You rush to the pantry grabbed by an emergency sweet attack. You see the bag and grab it—EMPTY! Or the bathroom towel in my husband’s case. ;0) Maybe you’re hair dryer winds up missing, or your shoes. Back in my college days, whatever I needed in the moment my freshman year—gone!
This week, the mystery involves my daughter’s favorite yellow duck, a cloudy location, and a few rascally hands—
I pull up to my kids’ school. My daughter flies at me from the playground.
“Mommy, Mommy, Mommy! My duck!”
Her voice drops low. Her lip quivers. She hands me her little limp duck. “My duck’s ripped. Can you fix him?”
We get her coat and I search the duck finding a hole the size of quarter, ripped on its belly. I ask a series of questions: Did we share our toys today? Who did you play with? How did your poor little Duck get ripped?
Wednesday’s story: “Sam did it! He grabbed it and the teacher saw it!” I felt distress as a parent. Was my child bullied? Did she bully? Did she not share?
Thursday’s story: after contacting the director at school to get a few facts down, my daughter’s story shifts as she answers the director’s questions meekly, ”My brother did.” Staff were questioned. No one saw a duck on the playground. The boy from yesterday pleads the fifth with innocent eyes, and of course, I suddenly have a very hurt big brother from the shift in the accusation of the duck ripper.
Friday’s story: ”No mommy, big brother didn’t do it. Sarah did!” Another girl in her class. Another good friend of hers.
I still have no answers and the story continues to shift and evolve.

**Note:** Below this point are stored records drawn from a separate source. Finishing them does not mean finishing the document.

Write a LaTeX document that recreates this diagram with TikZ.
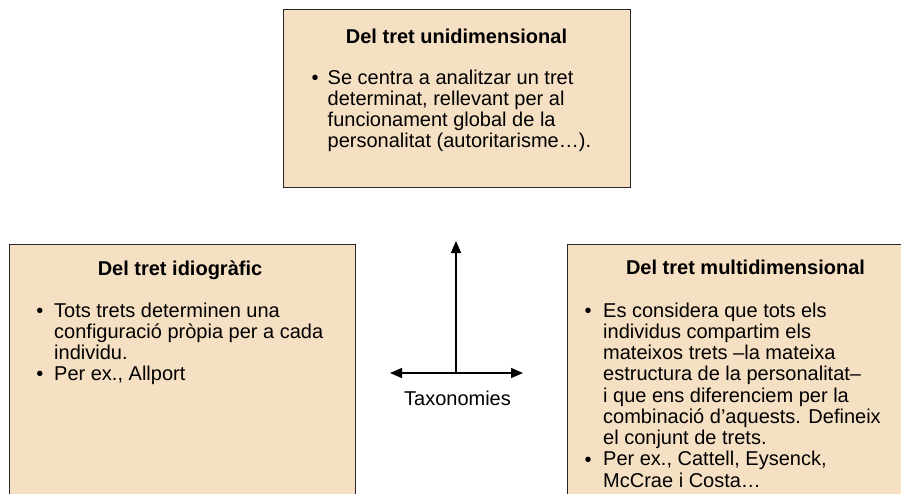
\documentclass[tikz,border=0pt]{standalone}
\usepackage{fontspec}
\setmainfont{Liberation Sans}
\usetikzlibrary{arrows.meta}
\definecolor{boxfill}{RGB}{245,224,195}
\definecolor{boxline}{RGB}{40,40,40}
\tikzset{
  box/.style={draw=boxline,fill=boxfill,line width=1.4pt,rectangle,inner sep=0pt},
  title/.style={font=\fontsize{20}{22}\selectfont\bfseries,anchor=base,inner sep=0pt},
  line/.style={font=\fontsize{20}{22}\selectfont,anchor=base west,inner sep=0pt},
  bul/.style={font=\fontsize{20}{22}\selectfont,anchor=base,inner sep=0pt},
  arr/.style={line width=1.4pt,-{Triangle[length=12pt,width=10pt]}}
}
\begin{document}
\begin{tikzpicture}[x=1pt,y=-1pt]
\useasboundingbox (0,0) rectangle (901,493);
\clip (0,0) rectangle (901,493);
% boxes
\node[box,minimum width=347pt,minimum height=178pt,anchor=north west] (top) at (283,9) {};
\node[box,minimum width=346.5pt,minimum height=270pt,anchor=north west] (left) at (8.5,244) {};
\node[box,minimum width=360pt,minimum height=270pt,anchor=north west] (right) at (567,244) {};
% top box
\node[title] (t1) at (456.5,43) {Del tret unidimensional};
\node[bul] (tb1) at (315,84) {\textbullet};
\foreach \t [count=\i] in {Se centra a analitzar un tret,{determinat, rellevant per al},funcionament global de la,personalitat (autoritarisme…).}
  \node[line] (tl\i) at (327.5,{84+(\i-1)*21.3}) {\t};
% left box
\node[title] (l1) at (180,275) {Del tret idiogràfic};
\node[bul] (lb1) at (40,317) {\textbullet};
\node[bul] (lb2) at (40,380) {\textbullet};
\foreach \t [count=\i] in {Tots trets determinen una,configuració pròpia per a cada,individu.,{Per ex., Allport}}
  \node[line] (ll\i) at (54,{317+(\i-1)*21}) {\t};
% right box
\node[title] (r1) at (745.5,274) {Del tret multidimensional};
\node[bul] (rb1) at (588,317) {\textbullet};
\node[bul] (rb2) at (588,466) {\textbullet};
\foreach \t [count=\i] in {Es considera que tots els,individus compartim els,mateixos trets –la mateixa,estructura de la personalitat–,i que ens diferenciem per la,combinació d’aquests. Defineix,el conjunt de trets.,{Per ex., Cattell, Eysenck,},McCrae i Costa…}
  \node[line] (rl\i) at (603,{317+(\i-1)*21.25}) {\t};
% axes
\coordinate (c) at (456,373);
\coordinate (up) at (456,241);
\coordinate (lt) at (390,373);
\coordinate (rt) at (523,373);
\draw[arr] (c) -- (up);
\draw[arr] (c) -- (lt);
\draw[arr] (c) -- (rt);
\node[font=\fontsize{20}{22}\selectfont,anchor=base,inner sep=0pt] (tax) at (457.5,405) {Taxonomies};
\end{tikzpicture}
\end{document}
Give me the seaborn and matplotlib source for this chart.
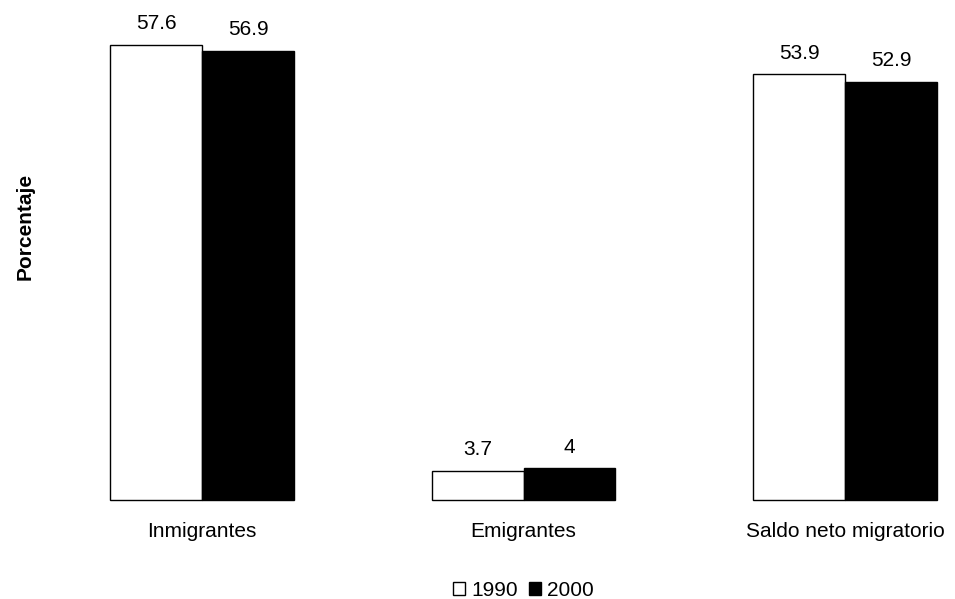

Right and wrong is a difficult feeling for anyone, especially a three and a five-year-old. Stories are emotional journeys. There’s an emotional tie to the truth and the discovery to understand what took place to create your current moment. Any event has a beginning, a middle, and yes, an end. It may not be the answer you want, but oh well, sometimes the answers don’t always matter and in my case, the ending needs a little revising. My daughter is happy again. The duck is happy and healthy, mended in all the right spots. All last night and still to this morning my daughter says, “Mommy, thank you for fixing my duck.”